Ricordiamo come, all’indomani dell’inizio della cosiddetta “fase 2”, che ha consentito la riapertura delle attività commerciali e produttive, abbiano fatto scalpore sul web le foto di alcune piazze italiane piene di persone, a prima vista incuranti delle regole quali il distanziamento sociale e la mascherina. Queste immagini di movida hanno scatenato una stigmatizzazione mediatica che si inserisce nel più ampio contesto di “autorazzismo” che i media mainstream cercano di indurre nel popolo verso se stesso, inducendolo ad auto-accusarsi di essere egoista e superficiale, in modo da guardare il dito e non la luna.

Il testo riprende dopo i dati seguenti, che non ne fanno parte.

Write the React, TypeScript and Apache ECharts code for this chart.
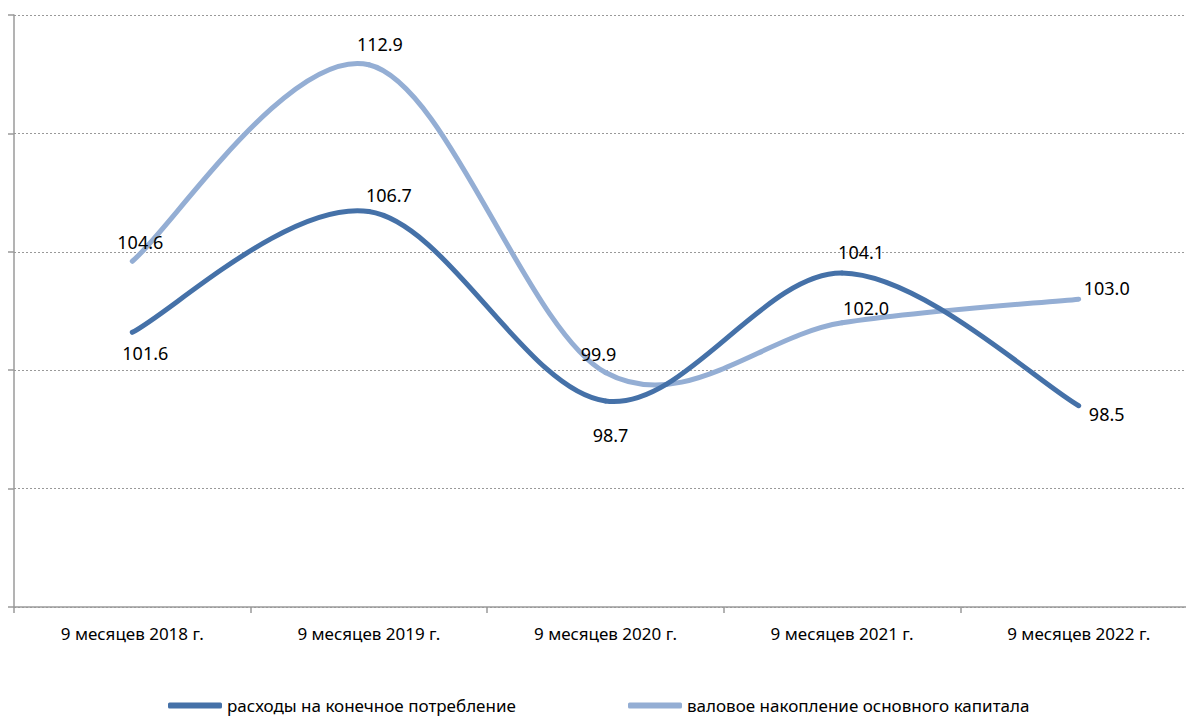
import React, { useEffect, useRef } from "react";
import * as echarts from "echarts";

const categories = [
  "9 месяцев 2018 г.",
  "9 месяцев 2019 г.",
  "9 месяцев 2020 г.",
  "9 месяцев 2021 г.",
  "9 месяцев 2022 г.",
];
const seriesNames = ["расходы на конечное потребление", "валовое накопление основного капитала"];
const consumption = [101.6, 106.7, 98.7, 104.1, 98.5];
const investment = [104.6, 112.9, 99.9, 102.0, 103.0];
// label offsets (dx, dy) from each point
const consumptionOffsets = [[13, 21], [20, -17], [5, 34], [19, -21], [28, 8]];
const investmentOffsets = [[8, -19], [11, -21], [-7, -19], [24, -15], [28, -11]];

const FONT = "Noto Sans";
const DARK = "#4571A8";
const LIGHT = "#94AED4";

function makeRender(vals: number[], offs: number[][], color: string) {
  return (params: any, api: any) => {
    const i = params.dataIndex;
    const pts = vals.map((v, k) => api.coord([k, v]));
    const n = pts.length;
    const children: any[] = [];
    if (i < n - 1) {
      const p0 = pts[Math.max(i - 1, 0)];
      const p1 = pts[i];
      const p2 = pts[i + 1];
      const p3 = pts[Math.min(i + 2, n - 1)];
      const c1 = [p1[0] + (p2[0] - p0[0]) / 6, p1[1] + (p2[1] - p0[1]) / 6];
      const c2 = [p2[0] - (p3[0] - p1[0]) / 6, p2[1] - (p3[1] - p1[1]) / 6];
      children.push({
        type: "path",
        shape: {
          pathData: `M${p1[0]},${p1[1]} C${c1[0]},${c1[1]} ${c2[0]},${c2[1]} ${p2[0]},${p2[1]}`,
        },
        style: { fill: "none", stroke: color, lineWidth: 5, lineCap: "round" },
      });
    }
    const p = pts[i];
    children.push({
      type: "text",
      x: p[0] + offs[i][0],
      y: p[1] + offs[i][1],
      z2: 10,
      style: {
        text: vals[i].toFixed(1),
        fill: "#000",
        fontSize: 18,
        fontFamily: FONT,
        align: "center",
        verticalAlign: "middle",
      },
    });
    return { type: "group", children };
  };
}

export default function App() {
  const ref = useRef<HTMLDivElement>(null);
  useEffect(() => {
    const chart = echarts.init(ref.current!, null, { renderer: "svg" });
    const legendCommon = {
      top: 697,
      padding: 0,
      icon: "roundRect",
      itemWidth: 54,
      itemHeight: 6,
      itemGap: 0,
      textStyle: { fontSize: 17, color: "#000", fontFamily: FONT },
    };
    chart.setOption({
      animation: false,
      textStyle: { fontFamily: FONT },
      grid: { left: 14, right: 3, top: 15, bottom: 109, containLabel: false },
      legend: [
        { ...legendCommon, data: [seriesNames[0]], left: 168 },
        { ...legendCommon, data: [seriesNames[1]], left: 628 },
      ],
      xAxis: {
        type: "category",
        data: categories,
        boundaryGap: true,
        axisLine: { show: true, lineStyle: { color: "#9a9a9a", width: 1.5 } },
        axisTick: { show: true, length: 6, lineStyle: { color: "#9a9a9a", width: 1.5 } },
        axisLabel: { color: "#000", fontSize: 17, fontFamily: FONT, margin: 18 },
      },
      yAxis: {
        type: "value",
        min: 90,
        max: 115,
        interval: 5,
        axisLine: { show: true, lineStyle: { color: "#9a9a9a", width: 1.5 } },
        axisTick: { show: true, inside: false, length: 6, lineStyle: { color: "#9a9a9a", width: 1.5 } },
        axisLabel: { show: false },
        splitLine: { show: true, lineStyle: { color: "#999", width: 1, type: [2, 2] } },
      },
      series: [
        {
          name: seriesNames[1],
          type: "custom",
          renderItem: makeRender(investment, investmentOffsets, LIGHT),
          data: investment.map((v, k) => [k, v]),
          encode: { x: 0, y: 1 },
          itemStyle: { color: LIGHT },
          clip: false,
          z: 2,
        },
        {
          name: seriesNames[0],
          type: "custom",
          renderItem: makeRender(consumption, consumptionOffsets, DARK),
          data: consumption.map((v, k) => [k, v]),
          encode: { x: 0, y: 1 },
          itemStyle: { color: DARK },
          clip: false,
          z: 3,
        },
      ],
    });
    return () => chart.dispose();
  }, []);
  return (
    <div style={{ position: "fixed", left: 0, top: 0, width: 1186, height: 716, overflow: "hidden", background: "#fff" }}>
      <div ref={ref} style={{ width: 1200, height: 716 }} />
    </div>
  );
}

Se è vero che specialmente in alcune province del nord è giusto un appello alla prudenza, non si è però vista la stessa polemica mediatica, la stessa verve delatoria e la stessa psicosi di controllo poliziesco in occasione dei numerosi assembramenti che hanno caratterizzato la fine del Ramadan in molte piazze italiane. Dopo 2 mesi senza messe e il divieto assoluto di celebrazioni pasquali, accade così che a Savignano sul Rubicone sia la stessa amministrazione comunale a preoccuparsi dell’evento di fine Ramadan concedendo l’utilizzo dell’impianto sportivo di via della Resistenza.
Come sempre, due pesi e due misure, e alla fine chi viene colpevolizzato e fatto oggetto del disprezzo dei suoi stessi concittadini è sempre il cittadino italiano impoverito dal lockdown, chiuso in casa da mesi e adesso oggetto dell’ennesima presa in giro: gli assembramenti più “assembrati” degli altri.